This past August, a former first lady of New Jersey died from a recent babesiosis infection.

As of now, donated blood is screened for babesia only by asking donors if they have babesia. If they say no, then the blood may then be transfused to recipients. This is problematic not only because of the risk of donors not being forthcoming about their health, but also -- probably primarily -- because many people who carry babesia are asymptomatic and therefore can't disclose an illness they don't know they have. The FDA finally recommended last May that all donated blood should be tested for Babesia; however, at this time it is not, and while testing would be better than not, blood tests for Babesia -- like those for Lyme and Bartonella -- often result in false negatives, particularly among asymptomatic infected people.

The non-testing policy for babesia in donated blood is a stark contrast for the Food and Drug Administration's (FDA) highly conservative HIV policy, which not only tests (as it should) all donated blood samples for the HIV virus, but which also prohibits blood donations from any man who has had sex with another man within the past 12 months (yet has no similar prohibition against heterosexual men and women, regardless of the number of sex partners or whether those partners engaged in high-risk sexual activities).

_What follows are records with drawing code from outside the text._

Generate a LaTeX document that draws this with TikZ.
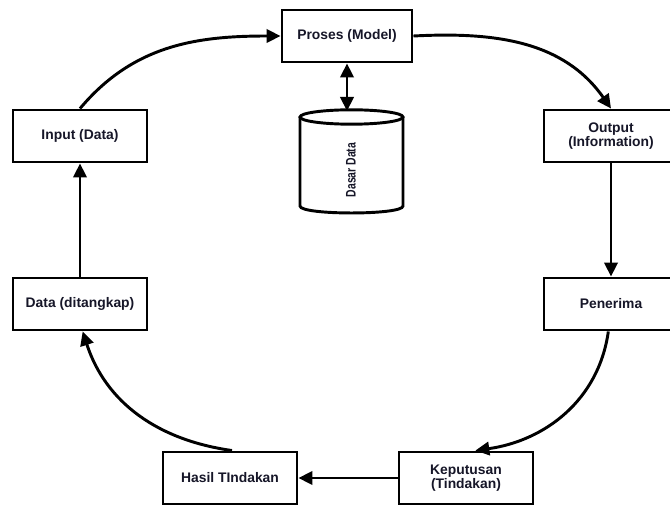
\documentclass[tikz,border=0pt]{standalone}
\usepackage{fontspec}
\setmainfont{Liberation Sans}
\usetikzlibrary{arrows.meta}
\definecolor{textc}{RGB}{22,22,40}
\begin{document}
\begin{tikzpicture}[x=0.75pt,y=0.75pt,
  box/.style={draw=black, line width=2.2pt, fill=white, minimum width=100.5pt, minimum height=39pt,
    inner sep=0pt, align=center, text=textc, font=\fontsize{10.4}{10.8}\selectfont\bfseries},
  conn/.style={line width=2.2pt, -{Triangle[length=10.5pt,width=10pt]}},
  dconn/.style={line width=2.2pt, {Triangle[length=10.5pt,width=10pt]}-{Triangle[length=10.5pt,width=10pt]}}]
\fill[white] (0,0) rectangle (670,504);
\useasboundingbox (0,0) rectangle (670,504);
% boxes
\node[box, minimum width=97.5pt] (proses) at (347,468) {Proses (Model)};
\node[box] (input) at (80,368) {Input (Data)};
\node[box] (output) at (611,368) {Output\\(Information)};
\node[box] (data) at (80,200) {Data (ditangkap)};
\node[box] (penerima) at (611,200) {Penerima};
\node[box] (hasil) at (230,26) {Hasil TIndakan};
\node[box] (keputusan) at (466,26) {Keputusan\\(Tindakan)};
% cylinder
\draw[line width=2.2pt, fill=white] (300,387) -- (300,298)
  .. controls (300,288.7) and (403,288.7) .. (403,298) -- (403,387);
\draw[line width=2.2pt] (351.5,387) ellipse [x radius=38.6pt, y radius=5.4pt];
\node[rotate=90, text=textc, font=\fontsize{10.4}{10.8}\selectfont\bfseries] (dasar) at (351,334) {\scalebox{0.75}[1]{Dasar Data}};
\coordinate (dbtop) at (347,393);
% connectors
\draw[dconn] (proses.south) -- (dbtop);
\draw[conn] (input.north) to[out=50,in=180] (proses.west);
\draw[conn] (proses.east) to[out=3,in=125] (output.north);
\draw[conn] (output.south) -- (penerima.north);
\draw[conn] ([xshift=-2pt]penerima.south) to[out=-98,in=8] ([xshift=7pt]keputusan.north);
\draw[conn] (keputusan.west) -- (hasil.east);
\draw[conn] ([xshift=1.5pt]hasil.north) to[out=172,in=-72] ([xshift=2pt]data.south);
\draw[conn] (data.north) -- (input.south);
\end{tikzpicture}
\end{document}
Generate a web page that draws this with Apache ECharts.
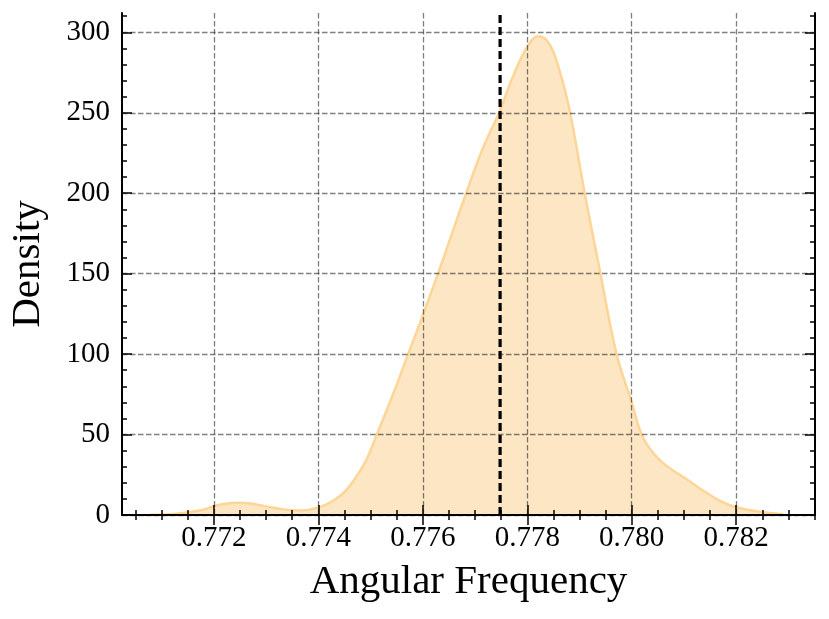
<!DOCTYPE html>
<html>
<head>
<meta charset="utf-8">
<script src="https://cdn.jsdelivr.net/npm/echarts@6/dist/echarts.min.js"></script>
<style>
html,body{margin:0;padding:0;background:#fff;}
#chart{width:829px;height:619px;}
</style>
</head>
<body>
<div id="chart"></div>
<script>
// Data (KDE curve)
const freq = [0.77079, 0.77127, 0.77175, 0.77200, 0.77222, 0.77247, 0.77274, 0.77302, 0.77333, 0.77366,
  0.77400, 0.77429, 0.77452, 0.77471, 0.77493, 0.77512, 0.77543, 0.77572, 0.77600,
  0.77629, 0.77656, 0.77683, 0.77715, 0.77746, 0.77772, 0.77800, 0.77821, 0.77842,
  0.77862, 0.77882, 0.77910, 0.77939, 0.77971, 0.78000, 0.78019, 0.78040, 0.78065,
  0.78111, 0.78130, 0.78168, 0.78200, 0.78245, 0.78290];
const density = [0.2, 0.8, 3, 5.4, 7, 7.6, 7, 5.2, 3.5, 2.8,
  4.6, 9, 15, 23, 35, 50, 75, 100, 124,
  150, 175, 200, 228, 250, 272, 291, 297.5, 293,
  276, 250, 200, 152, 100, 70, 50, 39, 31,
  21, 16.6, 9, 4.8, 2, 0.5];
const meanLine = 0.77748;
const xTicks = [0.772, 0.774, 0.776, 0.778, 0.780, 0.782];
const yTicks = [0, 50, 100, 150, 200, 250, 300];
const xRange = [0.77024, 0.78351];
const yRange = [0, 312];
const xLabel = 'Angular Frequency';
const yLabel = 'Density';

const xMinor = [];
for (let i = 0; i <= 26; i++) { const v = +(0.7705 + i * 0.0005).toFixed(4); if (v > xRange[0] && v < xRange[1]) xMinor.push(v); }
const yMinor = [];
for (let v = 10; v < yRange[1]; v += 10) yMinor.push(v);

const FONT = 'Liberation Serif';
const black = '#000';
const gridStyle = {color: 'rgba(0,0,0,0.5)', width: 1.3, type: [5.5, 2.5]};

function xAx(pos, major, labels) {
  return {
    type: 'value', position: pos, min: xRange[0], max: xRange[1], z: 5,
    axisLine: {show: major, lineStyle: {color: black, width: 2}},
    axisTick: {show: true, inside: true, length: major ? 10 : 5, lineStyle: {color: black, width: 1.5},
      customValues: major ? xTicks : xMinor},
    axisLabel: labels ? {show: true, customValues: xTicks, formatter: v => v.toFixed(3),
      fontFamily: FONT, fontSize: 29, color: black, margin: 9} : {show: false},
    splitLine: labels ? {show: true, lineStyle: gridStyle} : {show: false},
    name: labels ? xLabel : '', nameLocation: 'middle', nameGap: 47,
    nameTextStyle: {fontFamily: FONT, fontSize: 41, color: black}
  };
}
function yAx(pos, major, labels) {
  return {
    type: 'value', position: pos, min: yRange[0], max: yRange[1], z: 5,
    axisLine: {show: major, lineStyle: {color: black, width: 2}},
    axisTick: {show: true, inside: true, length: major ? 10 : 5, lineStyle: {color: black, width: 1.5},
      customValues: major ? yTicks : yMinor},
    axisLabel: labels ? {show: true, customValues: yTicks, fontFamily: FONT, fontSize: 29, color: black, margin: 12} : {show: false},
    splitLine: labels ? {show: true, lineStyle: gridStyle} : {show: false},
    name: labels ? yLabel : '', nameLocation: 'middle', nameGap: 73,
    nameTextStyle: {fontFamily: FONT, fontSize: 41, color: black}
  };
}

const chart = echarts.init(document.getElementById('chart'), null, {renderer: 'canvas'});
chart.setOption({
  animation: false,
  backgroundColor: '#fff',
  grid: {left: 121, right: 14, top: 13, bottom: 104, containLabel: false},
  xAxis: [xAx('bottom', true, true), xAx('bottom', false, false), xAx('top', true, false), xAx('top', false, false)],
  yAxis: [yAx('left', true, true), yAx('left', false, false), yAx('right', true, false), yAx('right', false, false)],
  series: [{
    type: 'line', xAxisIndex: 0, yAxisIndex: 0,
    data: freq.map((f, i) => [f, density[i]]),
    smooth: 0.4, showSymbol: false, symbol: 'none',
    lineStyle: {color: '#fdd596', width: 2.5},
    areaStyle: {color: '#fde6c3', opacity: 1},
    z: 2
  }, {
    type: 'line', xAxisIndex: 0, yAxisIndex: 0,
    data: [[meanLine, yRange[0]], [meanLine, yRange[1]]],
    showSymbol: false, symbol: 'none',
    lineStyle: {color: black, width: 3.2, type: [8, 4]},
    z: 10
  }]
});
</script>
</body>
</html>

[Transfusion-transmitted Babesia] TTB has become one of the most commonly reported transfusion-transmitted infections in the United States. Thus, there is an urgent need to develop sensitive and specific methods for screening for this pathogen or alternative methods for eliminating it from the blood supply.

A July 18, 2014 memo from American Association of Blood Banks President Dr. Graham Sher to AABB members cautioned that "TTB is the leading infectious cause of mortality (38%) in transfusion recipients as reported to the Food and Drug Administration (FDA)." The memo also notes that "of all the total cases reported, 77 percent were reported from 1999 to 2009, suggesting a rapid increase in frequency..." The memo encourages better screening for babesia, but observes that "no FDA-licensed testing method to reduce TTB incidence is available."

Recently, the Rhode Island Blood Center laid off 60 employees to cover the cost of screening blood for Babesia because of the prevalence of babesiosis in the New England region.